— Start —
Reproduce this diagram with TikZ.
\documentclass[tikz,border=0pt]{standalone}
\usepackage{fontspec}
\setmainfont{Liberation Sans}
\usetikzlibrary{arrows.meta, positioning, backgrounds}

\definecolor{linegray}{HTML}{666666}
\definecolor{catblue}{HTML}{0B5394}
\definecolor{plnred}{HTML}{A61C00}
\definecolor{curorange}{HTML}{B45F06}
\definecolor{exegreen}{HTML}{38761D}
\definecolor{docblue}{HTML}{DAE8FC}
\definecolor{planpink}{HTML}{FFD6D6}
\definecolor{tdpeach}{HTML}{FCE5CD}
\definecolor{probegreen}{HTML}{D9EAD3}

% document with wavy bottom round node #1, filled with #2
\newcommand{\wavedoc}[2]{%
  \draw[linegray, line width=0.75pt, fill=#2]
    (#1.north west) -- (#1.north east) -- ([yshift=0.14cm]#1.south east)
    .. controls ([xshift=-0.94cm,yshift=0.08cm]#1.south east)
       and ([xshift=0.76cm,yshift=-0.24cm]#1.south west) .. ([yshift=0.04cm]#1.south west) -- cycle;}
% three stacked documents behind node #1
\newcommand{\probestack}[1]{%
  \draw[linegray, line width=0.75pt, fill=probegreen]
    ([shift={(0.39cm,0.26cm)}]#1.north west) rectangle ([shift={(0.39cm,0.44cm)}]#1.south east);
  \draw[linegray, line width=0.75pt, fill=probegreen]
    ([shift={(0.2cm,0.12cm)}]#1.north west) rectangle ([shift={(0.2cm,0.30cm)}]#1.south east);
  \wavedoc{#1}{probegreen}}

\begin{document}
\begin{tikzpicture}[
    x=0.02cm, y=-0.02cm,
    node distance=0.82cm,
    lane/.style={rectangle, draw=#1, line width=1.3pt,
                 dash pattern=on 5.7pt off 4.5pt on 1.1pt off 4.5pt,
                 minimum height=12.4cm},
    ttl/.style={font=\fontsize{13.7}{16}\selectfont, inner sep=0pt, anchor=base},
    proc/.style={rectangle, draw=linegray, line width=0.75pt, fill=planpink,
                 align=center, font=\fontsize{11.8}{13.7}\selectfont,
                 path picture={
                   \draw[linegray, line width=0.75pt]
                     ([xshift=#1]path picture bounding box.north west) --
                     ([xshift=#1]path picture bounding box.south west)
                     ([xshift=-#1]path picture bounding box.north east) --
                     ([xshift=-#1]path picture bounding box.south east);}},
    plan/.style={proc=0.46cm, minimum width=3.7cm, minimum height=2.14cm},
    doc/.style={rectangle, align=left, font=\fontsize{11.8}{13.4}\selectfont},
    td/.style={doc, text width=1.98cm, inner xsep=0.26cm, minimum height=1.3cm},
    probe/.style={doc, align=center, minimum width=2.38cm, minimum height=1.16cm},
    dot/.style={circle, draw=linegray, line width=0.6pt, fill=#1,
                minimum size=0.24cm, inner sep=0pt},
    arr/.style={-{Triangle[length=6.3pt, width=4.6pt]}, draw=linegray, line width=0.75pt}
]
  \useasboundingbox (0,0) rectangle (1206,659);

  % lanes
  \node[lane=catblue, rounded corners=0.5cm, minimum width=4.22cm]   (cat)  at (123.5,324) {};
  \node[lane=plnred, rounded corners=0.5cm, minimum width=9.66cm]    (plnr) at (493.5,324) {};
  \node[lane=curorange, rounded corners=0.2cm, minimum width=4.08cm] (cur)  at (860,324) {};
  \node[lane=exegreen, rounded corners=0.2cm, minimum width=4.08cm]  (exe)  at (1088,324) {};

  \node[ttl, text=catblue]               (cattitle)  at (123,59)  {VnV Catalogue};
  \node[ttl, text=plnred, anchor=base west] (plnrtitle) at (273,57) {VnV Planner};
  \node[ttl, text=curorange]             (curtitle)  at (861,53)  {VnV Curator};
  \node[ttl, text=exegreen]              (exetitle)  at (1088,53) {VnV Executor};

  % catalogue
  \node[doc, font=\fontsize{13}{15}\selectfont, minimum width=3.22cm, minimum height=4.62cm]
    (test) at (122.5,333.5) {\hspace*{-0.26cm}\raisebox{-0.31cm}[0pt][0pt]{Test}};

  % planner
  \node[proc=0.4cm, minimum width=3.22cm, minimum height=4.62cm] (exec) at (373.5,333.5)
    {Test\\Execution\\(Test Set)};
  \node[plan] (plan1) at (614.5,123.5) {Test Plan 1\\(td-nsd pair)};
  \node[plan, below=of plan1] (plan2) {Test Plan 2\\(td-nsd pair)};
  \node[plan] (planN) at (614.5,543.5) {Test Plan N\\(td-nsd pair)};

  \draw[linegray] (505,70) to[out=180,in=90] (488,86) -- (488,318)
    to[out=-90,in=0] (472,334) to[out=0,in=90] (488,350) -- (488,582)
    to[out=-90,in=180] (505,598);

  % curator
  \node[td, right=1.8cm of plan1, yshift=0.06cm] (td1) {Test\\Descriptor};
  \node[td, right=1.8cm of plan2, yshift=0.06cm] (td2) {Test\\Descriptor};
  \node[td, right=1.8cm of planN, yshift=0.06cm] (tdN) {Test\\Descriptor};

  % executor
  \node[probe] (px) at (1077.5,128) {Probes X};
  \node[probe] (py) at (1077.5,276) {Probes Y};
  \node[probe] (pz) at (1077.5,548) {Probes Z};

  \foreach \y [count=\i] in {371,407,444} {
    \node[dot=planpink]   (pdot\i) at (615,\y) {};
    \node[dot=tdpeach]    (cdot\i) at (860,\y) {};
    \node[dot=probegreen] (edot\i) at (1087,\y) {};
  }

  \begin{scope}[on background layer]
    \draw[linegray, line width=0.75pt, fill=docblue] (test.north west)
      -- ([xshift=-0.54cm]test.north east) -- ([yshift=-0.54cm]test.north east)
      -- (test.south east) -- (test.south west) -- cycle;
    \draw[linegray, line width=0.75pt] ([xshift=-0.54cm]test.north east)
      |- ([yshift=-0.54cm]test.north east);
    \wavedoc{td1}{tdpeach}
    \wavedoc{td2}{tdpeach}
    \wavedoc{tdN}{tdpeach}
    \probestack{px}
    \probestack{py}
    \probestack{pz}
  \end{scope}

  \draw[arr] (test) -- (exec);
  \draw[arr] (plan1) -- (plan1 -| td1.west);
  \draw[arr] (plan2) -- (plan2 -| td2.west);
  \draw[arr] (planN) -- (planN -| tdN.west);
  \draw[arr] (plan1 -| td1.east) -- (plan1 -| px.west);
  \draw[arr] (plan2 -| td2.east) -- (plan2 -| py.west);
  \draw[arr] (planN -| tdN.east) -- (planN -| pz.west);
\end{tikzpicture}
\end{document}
— End —
OBJECTIVE -> Return the listing above in full, character for character.

COMPLETE OUTPUT ->
Reproduce this diagram with TikZ.
\documentclass[tikz,border=0pt]{standalone}
\usepackage{fontspec}
\setmainfont{Liberation Sans}
\usetikzlibrary{arrows.meta, positioning, backgrounds}

\definecolor{linegray}{HTML}{666666}
\definecolor{catblue}{HTML}{0B5394}
\definecolor{plnred}{HTML}{A61C00}
\definecolor{curorange}{HTML}{B45F06}
\definecolor{exegreen}{HTML}{38761D}
\definecolor{docblue}{HTML}{DAE8FC}
\definecolor{planpink}{HTML}{FFD6D6}
\definecolor{tdpeach}{HTML}{FCE5CD}
\definecolor{probegreen}{HTML}{D9EAD3}

% document with wavy bottom round node #1, filled with #2
\newcommand{\wavedoc}[2]{%
  \draw[linegray, line width=0.75pt, fill=#2]
    (#1.north west) -- (#1.north east) -- ([yshift=0.14cm]#1.south east)
    .. controls ([xshift=-0.94cm,yshift=0.08cm]#1.south east)
       and ([xshift=0.76cm,yshift=-0.24cm]#1.south west) .. ([yshift=0.04cm]#1.south west) -- cycle;}
% three stacked documents behind node #1
\newcommand{\probestack}[1]{%
  \draw[linegray, line width=0.75pt, fill=probegreen]
    ([shift={(0.39cm,0.26cm)}]#1.north west) rectangle ([shift={(0.39cm,0.44cm)}]#1.south east);
  \draw[linegray, line width=0.75pt, fill=probegreen]
    ([shift={(0.2cm,0.12cm)}]#1.north west) rectangle ([shift={(0.2cm,0.30cm)}]#1.south east);
  \wavedoc{#1}{probegreen}}

\begin{document}
\begin{tikzpicture}[
    x=0.02cm, y=-0.02cm,
    node distance=0.82cm,
    lane/.style={rectangle, draw=#1, line width=1.3pt,
                 dash pattern=on 5.7pt off 4.5pt on 1.1pt off 4.5pt,
                 minimum height=12.4cm},
    ttl/.style={font=\fontsize{13.7}{16}\selectfont, inner sep=0pt, anchor=base},
    proc/.style={rectangle, draw=linegray, line width=0.75pt, fill=planpink,
                 align=center, font=\fontsize{11.8}{13.7}\selectfont,
                 path picture={
                   \draw[linegray, line width=0.75pt]
                     ([xshift=#1]path picture bounding box.north west) --
                     ([xshift=#1]path picture bounding box.south west)
                     ([xshift=-#1]path picture bounding box.north east) --
                     ([xshift=-#1]path picture bounding box.south east);}},
    plan/.style={proc=0.46cm, minimum width=3.7cm, minimum height=2.14cm},
    doc/.style={rectangle, align=left, font=\fontsize{11.8}{13.4}\selectfont},
    td/.style={doc, text width=1.98cm, inner xsep=0.26cm, minimum height=1.3cm},
    probe/.style={doc, align=center, minimum width=2.38cm, minimum height=1.16cm},
    dot/.style={circle, draw=linegray, line width=0.6pt, fill=#1,
                minimum size=0.24cm, inner sep=0pt},
    arr/.style={-{Triangle[length=6.3pt, width=4.6pt]}, draw=linegray, line width=0.75pt}
]
  \useasboundingbox (0,0) rectangle (1206,659);

  % lanes
  \node[lane=catblue, rounded corners=0.5cm, minimum width=4.22cm]   (cat)  at (123.5,324) {};
  \node[lane=plnred, rounded corners=0.5cm, minimum width=9.66cm]    (plnr) at (493.5,324) {};
  \node[lane=curorange, rounded corners=0.2cm, minimum width=4.08cm] (cur)  at (860,324) {};
  \node[lane=exegreen, rounded corners=0.2cm, minimum width=4.08cm]  (exe)  at (1088,324) {};

  \node[ttl, text=catblue]               (cattitle)  at (123,59)  {VnV Catalogue};
  \node[ttl, text=plnred, anchor=base west] (plnrtitle) at (273,57) {VnV Planner};
  \node[ttl, text=curorange]             (curtitle)  at (861,53)  {VnV Curator};
  \node[ttl, text=exegreen]              (exetitle)  at (1088,53) {VnV Executor};

  % catalogue
  \node[doc, font=\fontsize{13}{15}\selectfont, minimum width=3.22cm, minimum height=4.62cm]
    (test) at (122.5,333.5) {\hspace*{-0.26cm}\raisebox{-0.31cm}[0pt][0pt]{Test}};

  % planner
  \node[proc=0.4cm, minimum width=3.22cm, minimum height=4.62cm] (exec) at (373.5,333.5)
    {Test\\Execution\\(Test Set)};
  \node[plan] (plan1) at (614.5,123.5) {Test Plan 1\\(td-nsd pair)};
  \node[plan, below=of plan1] (plan2) {Test Plan 2\\(td-nsd pair)};
  \node[plan] (planN) at (614.5,543.5) {Test Plan N\\(td-nsd pair)};

  \draw[linegray] (505,70) to[out=180,in=90] (488,86) -- (488,318)
    to[out=-90,in=0] (472,334) to[out=0,in=90] (488,350) -- (488,582)
    to[out=-90,in=180] (505,598);

  % curator
  \node[td, right=1.8cm of plan1, yshift=0.06cm] (td1) {Test\\Descriptor};
  \node[td, right=1.8cm of plan2, yshift=0.06cm] (td2) {Test\\Descriptor};
  \node[td, right=1.8cm of planN, yshift=0.06cm] (tdN) {Test\\Descriptor};

  % executor
  \node[probe] (px) at (1077.5,128) {Probes X};
  \node[probe] (py) at (1077.5,276) {Probes Y};
  \node[probe] (pz) at (1077.5,548) {Probes Z};

  \foreach \y [count=\i] in {371,407,444} {
    \node[dot=planpink]   (pdot\i) at (615,\y) {};
    \node[dot=tdpeach]    (cdot\i) at (860,\y) {};
    \node[dot=probegreen] (edot\i) at (1087,\y) {};
  }

  \begin{scope}[on background layer]
    \draw[linegray, line width=0.75pt, fill=docblue] (test.north west)
      -- ([xshift=-0.54cm]test.north east) -- ([yshift=-0.54cm]test.north east)
      -- (test.south east) -- (test.south west) -- cycle;
    \draw[linegray, line width=0.75pt] ([xshift=-0.54cm]test.north east)
      |- ([yshift=-0.54cm]test.north east);
    \wavedoc{td1}{tdpeach}
    \wavedoc{td2}{tdpeach}
    \wavedoc{tdN}{tdpeach}
    \probestack{px}
    \probestack{py}
    \probestack{pz}
  \end{scope}

  \draw[arr] (test) -- (exec);
  \draw[arr] (plan1) -- (plan1 -| td1.west);
  \draw[arr] (plan2) -- (plan2 -| td2.west);
  \draw[arr] (planN) -- (planN -| tdN.west);
  \draw[arr] (plan1 -| td1.east) -- (plan1 -| px.west);
  \draw[arr] (plan2 -| td2.east) -- (plan2 -| py.west);
  \draw[arr] (planN -| tdN.east) -- (planN -| pz.west);
\end{tikzpicture}
\end{document}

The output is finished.